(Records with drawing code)
## START

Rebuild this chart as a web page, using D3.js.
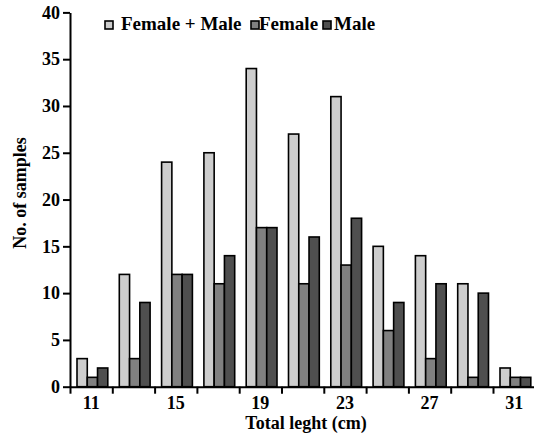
<!DOCTYPE html>
<html>
<head>
<meta charset="utf-8">
<script src="https://cdn.jsdelivr.net/npm/d3@7"></script>
<style>
  body { margin: 0; background: #fff; }
</style>
</head>
<body>
<svg id="chart"></svg>
<script>
const lengths = [11, 13, 15, 17, 19, 21, 23, 25, 27, 29, 31];
const femaleMale = [3, 12, 24, 25, 34, 27, 31, 15, 14, 11, 2];
const female = [1, 3, 12, 11, 17, 11, 13, 6, 3, 1, 1];
const male = [2, 9, 12, 14, 17, 16, 18, 9, 11, 10, 1];
const seriesNames = ["Female + Male", "Female", "Male"];
const xTickLabels = [11, 15, 19, 23, 27, 31];
const yTicks = [0, 5, 10, 15, 20, 25, 30, 35, 40];

const w = 534;
const h = 446;
const left = 70;
const step = 42.3;
const colors = ["#cdcdcd", "#808080", "#4f4f4f"];

const svg = d3.select("#chart").attr("width", w).attr("height", h);

// all labels share the same serif bold look
const serifText = (sel, size = 18) => sel
  .style("font-family", "Liberation Serif")
  .style("font-size", size + "px")
  .style("font-weight", "bold")
  .style("fill", "#000");

const x = d3.scaleBand()
  .domain(lengths)
  .range([left, left + step * lengths.length])
  .padding(0);

const inner = d3.scaleBand()
  .domain(seriesNames)
  .range([7, 37.8]);

const xEdge = d3.scaleLinear()
  .domain([0, lengths.length])
  .range([left, left + step * lengths.length]);

const y = d3.scaleLinear().domain([0, 40]).range([386.7, 12.4]);

const rows = lengths.map((len, i) => ({
  len,
  values: [femaleMale[i], female[i], male[i]]
}));

// bars
const groups = svg.selectAll("g.group")
  .data(rows)
  .enter()
  .append("g")
  .attr("class", "group")
  .attr("transform", (d) => "translate(" + x(d.len) + ",0)");

groups.selectAll("rect")
  .data((d) => d.values.map((v, j) => ({ name: seriesNames[j], v, j })))
  .enter()
  .append("rect")
  .attr("x", (d) => inner(d.name))
  .attr("width", inner.bandwidth())
  .attr("y", (d) => y(d.v))
  .attr("height", (d) => y(0) - y(d.v))
  .attr("fill", (d) => colors[d.j])
  .attr("stroke", "#000")
  .attr("stroke-width", 1.6);

// x axis
const xAxisG = svg.append("g")
  .attr("transform", "translate(0," + y(0) + ")")
  .call(d3.axisBottom(xEdge)
    .tickValues(d3.range(0, lengths.length))
    .tickFormat("")
    .tickSize(7)
    .tickSizeOuter(0));

svg.append("g")
  .selectAll("text")
  .data(xTickLabels)
  .enter()
  .append("text")
  .attr("x", (d) => x(d) + x.bandwidth() / 2)
  .attr("y", 409)
  .attr("text-anchor", "middle")
  .call(serifText)
  .text((d) => d);

// y axis
const yAxisG = svg.append("g")
  .attr("transform", "translate(" + left + ",0)")
  .call(d3.axisLeft(y)
    .tickValues(yTicks)
    .tickSize(7)
    .tickPadding(3)
    .tickSizeOuter(0));

yAxisG.selectAll(".tick text").call(serifText);

[xAxisG, yAxisG].forEach((g) => {
  g.selectAll(".domain, .tick line")
    .style("stroke", "#000")
    .style("stroke-width", "2px");
});

// axis titles
svg.append("text")
  .attr("x", 306)
  .attr("y", 429)
  .attr("text-anchor", "middle")
  .call(serifText)
  .text("Total leght (cm)");

svg.append("text")
  .attr("transform", "rotate(-90)")
  .attr("x", -193)
  .attr("y", 26)
  .attr("text-anchor", "middle")
  .call(serifText)
  .text("No. of samples");

// legend
const legendX = [105, 251, 323];
const legendTextX = [121, 259, 334];
const legend = svg.append("g");
seriesNames.forEach((name, i) => {
  legend.append("rect")
    .attr("x", legendX[i])
    .attr("y", 21)
    .attr("width", 8)
    .attr("height", 8)
    .attr("fill", colors[i])
    .attr("stroke", "#000")
    .attr("stroke-width", 1.6);
  legend.append("text")
    .attr("x", legendTextX[i])
    .attr("y", 30)
    .call(serifText, 19)
    .text(name);
});
</script>
</body>
</html>
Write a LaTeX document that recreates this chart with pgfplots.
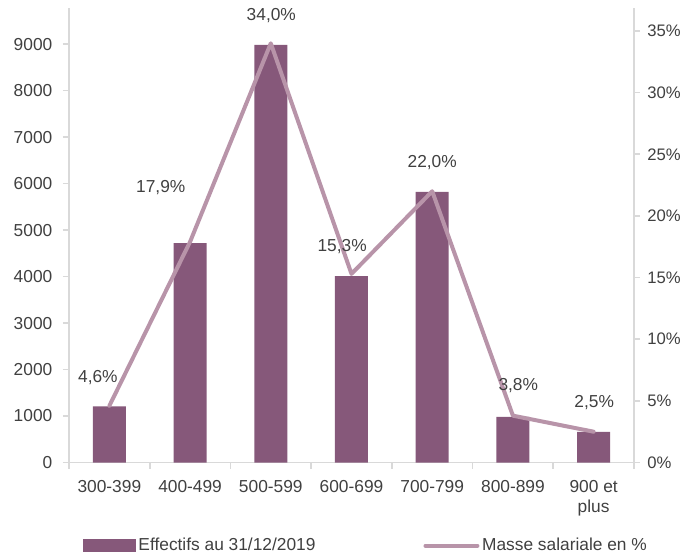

## END

Nothing but the pictures may be dropped; output the records above exactly.

:: THE REPLY ::
Rebuild this chart as a web page, using D3.js.
<!DOCTYPE html>
<html>
<head>
<meta charset="utf-8">
<script src="https://cdn.jsdelivr.net/npm/d3@7"></script>
<style>
  body { margin: 0; background: #fff; }
</style>
</head>
<body>
<svg id="chart"></svg>
<script>
const lengths = [11, 13, 15, 17, 19, 21, 23, 25, 27, 29, 31];
const femaleMale = [3, 12, 24, 25, 34, 27, 31, 15, 14, 11, 2];
const female = [1, 3, 12, 11, 17, 11, 13, 6, 3, 1, 1];
const male = [2, 9, 12, 14, 17, 16, 18, 9, 11, 10, 1];
const seriesNames = ["Female + Male", "Female", "Male"];
const xTickLabels = [11, 15, 19, 23, 27, 31];
const yTicks = [0, 5, 10, 15, 20, 25, 30, 35, 40];

const w = 534;
const h = 446;
const left = 70;
const step = 42.3;
const colors = ["#cdcdcd", "#808080", "#4f4f4f"];

const svg = d3.select("#chart").attr("width", w).attr("height", h);

// all labels share the same serif bold look
const serifText = (sel, size = 18) => sel
  .style("font-family", "Liberation Serif")
  .style("font-size", size + "px")
  .style("font-weight", "bold")
  .style("fill", "#000");

const x = d3.scaleBand()
  .domain(lengths)
  .range([left, left + step * lengths.length])
  .padding(0);

const inner = d3.scaleBand()
  .domain(seriesNames)
  .range([7, 37.8]);

const xEdge = d3.scaleLinear()
  .domain([0, lengths.length])
  .range([left, left + step * lengths.length]);

const y = d3.scaleLinear().domain([0, 40]).range([386.7, 12.4]);

const rows = lengths.map((len, i) => ({
  len,
  values: [femaleMale[i], female[i], male[i]]
}));

// bars
const groups = svg.selectAll("g.group")
  .data(rows)
  .enter()
  .append("g")
  .attr("class", "group")
  .attr("transform", (d) => "translate(" + x(d.len) + ",0)");

groups.selectAll("rect")
  .data((d) => d.values.map((v, j) => ({ name: seriesNames[j], v, j })))
  .enter()
  .append("rect")
  .attr("x", (d) => inner(d.name))
  .attr("width", inner.bandwidth())
  .attr("y", (d) => y(d.v))
  .attr("height", (d) => y(0) - y(d.v))
  .attr("fill", (d) => colors[d.j])
  .attr("stroke", "#000")
  .attr("stroke-width", 1.6);

// x axis
const xAxisG = svg.append("g")
  .attr("transform", "translate(0," + y(0) + ")")
  .call(d3.axisBottom(xEdge)
    .tickValues(d3.range(0, lengths.length))
    .tickFormat("")
    .tickSize(7)
    .tickSizeOuter(0));

svg.append("g")
  .selectAll("text")
  .data(xTickLabels)
  .enter()
  .append("text")
  .attr("x", (d) => x(d) + x.bandwidth() / 2)
  .attr("y", 409)
  .attr("text-anchor", "middle")
  .call(serifText)
  .text((d) => d);

// y axis
const yAxisG = svg.append("g")
  .attr("transform", "translate(" + left + ",0)")
  .call(d3.axisLeft(y)
    .tickValues(yTicks)
    .tickSize(7)
    .tickPadding(3)
    .tickSizeOuter(0));

yAxisG.selectAll(".tick text").call(serifText);

[xAxisG, yAxisG].forEach((g) => {
  g.selectAll(".domain, .tick line")
    .style("stroke", "#000")
    .style("stroke-width", "2px");
});

// axis titles
svg.append("text")
  .attr("x", 306)
  .attr("y", 429)
  .attr("text-anchor", "middle")
  .call(serifText)
  .text("Total leght (cm)");

svg.append("text")
  .attr("transform", "rotate(-90)")
  .attr("x", -193)
  .attr("y", 26)
  .attr("text-anchor", "middle")
  .call(serifText)
  .text("No. of samples");

// legend
const legendX = [105, 251, 323];
const legendTextX = [121, 259, 334];
const legend = svg.append("g");
seriesNames.forEach((name, i) => {
  legend.append("rect")
    .attr("x", legendX[i])
    .attr("y", 21)
    .attr("width", 8)
    .attr("height", 8)
    .attr("fill", colors[i])
    .attr("stroke", "#000")
    .attr("stroke-width", 1.6);
  legend.append("text")
    .attr("x", legendTextX[i])
    .attr("y", 30)
    .call(serifText, 19)
    .text(name);
});
</script>
</body>
</html>
Write a LaTeX document that recreates this chart with pgfplots.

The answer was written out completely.